The increased nervousness among market participants over the past week is palpable. The prospect of an expanding trade war is back on the table, the US yield curve is perilously close to a much-feared inversion, invoking calls for Fed easing later this year, and the European Commission just released its pessimistic excessive deficit review of Italy, just as EU elections served to embolden the country’s anti-establishment government.
As we possibly approach what many see as the eve of a late-cycle downturn, investors are looking for diversification wherever it can be found. For the most part this has involved increasing allocations to alternative investments including private equity and other alternative assets. The hope is that the underlying risk factors are somewhat different to those in public equity markets. But are investors missing a trick? Currency exposure forms an integral component of total international asset returns, and can greatly help or hinder performance during recessions and economic crises.
Time and again, there are currencies that exhibit resilience during economic crises, and others that suffer in equal measure. These ‘safe-haven’ currencies typically belong to those countries with large foreign net asset positions, large and highly rated sovereign debt market capitalizations, low levels of relative yields, and undervalued currencies. The four factors are actually interrelated. Large foreign asset positions indicate a positive creditor position with the rest of the world, which reflective of lower credit and currency risk, normally commands lower real interest rates on domestic assets. The low levels of relative yields make these currencies attractive funding currencies for international investment, which can lead to steady downward pressure on safe-haven currencies during periods of economic expansion, but equally leads to the build-up of balance sheet currency mismatches.
Currency mismatches are unwound quickly and painfully during crises as creditor countries withdraw funding (or repatriate foreign assets), and as international debtors (and speculators who seek to profit from carry trades) scramble to acquire the currencies they previously borrowed. The Swiss franc and Japanese yen come to mind as having several episodes resembling these dynamics. The rule of thumb during crises, it would seem, is to maintain exposure to currencies with high quality international balance sheets.
Despite not having a net external asset position, the US dollar is the exception as a safe haven currency. On one hand there is mechanical demand as investors flock to the outsized US treasury market (as long as the flows are not FX hedged). On the other, the US dollar is still the world’s reserve currency, and despite running an external debt position with the rest of the world (notably versus China and Japan), the US dollar is a primary source of funding, especially in emerging economies.

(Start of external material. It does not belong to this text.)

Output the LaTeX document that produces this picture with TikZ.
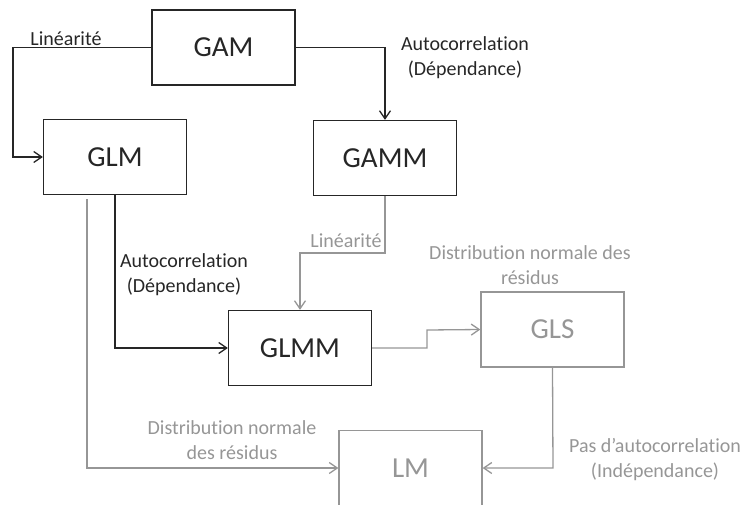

This serves to intensify dollar demand during tumultuous times. As growth-sensitive currencies decline, their US dollar denominated liabilities rise, creating a feedback loop fuelling the demand for US dollars.
Should these relationships hold true, it suggests that investors based in safe-haven countries would do well to hedge foreign currency exposures during crises. But anticipating the cause of crises is difficult, and chances are, the effects will be different this time around. The US dollar is overvalued by most metrics, supported by high yields which create room for future monetary easing, and is also subject to the ‘Trump factor’, which could undermine confidence in the US dollar. The origin of the next crisis will also matter. There are a number of known unknowns (trade wars, protectionism and populism, Brexit, Euro disintegration, US recession…) but unknown unknowns can’t be predicted.
Recession-minded investors should think carefully about the various asset and currency balance sheet imbalances at hand globally. These are on the rise (figure 1) and are instructive for the acute exchange rate movements required to correct external overhangs and restore competitiveness in the event of a crisis. Those who might want to position for these movements could do so a number of ways, including: adjusting hedge ratios dynamically using trend-following and or currency quality signals to position defensively; a risk-off currency overlay which could be cheapened through the use of fundamental signals; using currency risk premia as an uncorrelated source of return to fund traditional but expensive crisis risk offset strategies (e.g. equity put options); and even discretionary currency trades implemented according to the view of the investor, in line with expected sources of crises.
By virtue of their role as an equilibrating mechanism in the global economy, exchange rates will without doubt feature prominently in any coming financial crisis. Luckily, the opportunity set within currency is easily accessible and need not disrupt strategic asset allocations due to the capital-efficient nature of currency overlays.